Speaker John Boehner and other House leaders gained support from 170 Democrats to ensure passage, a tactic that may become more the norm than the exception due to hardline conservatives’ opposition to spending levels.
Last month, 48 Tea Party Republicans joined Democrats to hand House leaders an embarrassing defeat, causing the initial version of the continuing resolution, known as the CR, to be reworked to pass.
This time around, House leaders said before the vote that would not happen.
“I think you’ll find bipartisan support of the bill,” said Republican vote-counter, Kevin McCarthy of California.

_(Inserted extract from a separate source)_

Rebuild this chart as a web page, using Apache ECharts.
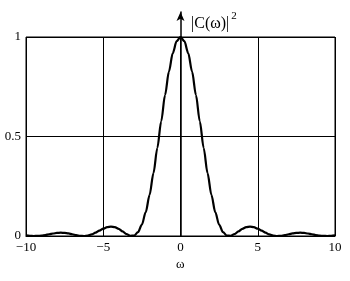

The CR, which cleared the Democratic-led Senate last week, funds the government through Nov. 18, but appears to be just another in a series of upcoming battles over spending in Washington. On the agenda are a large fiscal 2012 spending package that encompasses all appropriations bills, possible recommendations from the Joint Select Committee on Deficit Reduction (known as the “Super Committee”), and a Senate-passed worker-retraining measure meant to accompany trade agreements with South Korea, Colombia and Panama. Boehner faces possible conservative revolts when those trade pacts hit the House floor next week due to spending levels.
Democrats say that there is an ongoing tug-of-war between House GOP leaders and rank-and-file conservatives that has dominated the legislative year, and that Speaker Boehner may become increasingly reliant on what some Democratic aides say may be an uncomfortable allegiance with Democrats to pass any major bills.
“We voted on the CR because we think it’s good policy and appropriate,” said Democratic Whip Steny Hoyer, “and we’re pleased that we ultimately have arrived at what could have been done two weeks ago without any drama or theater.”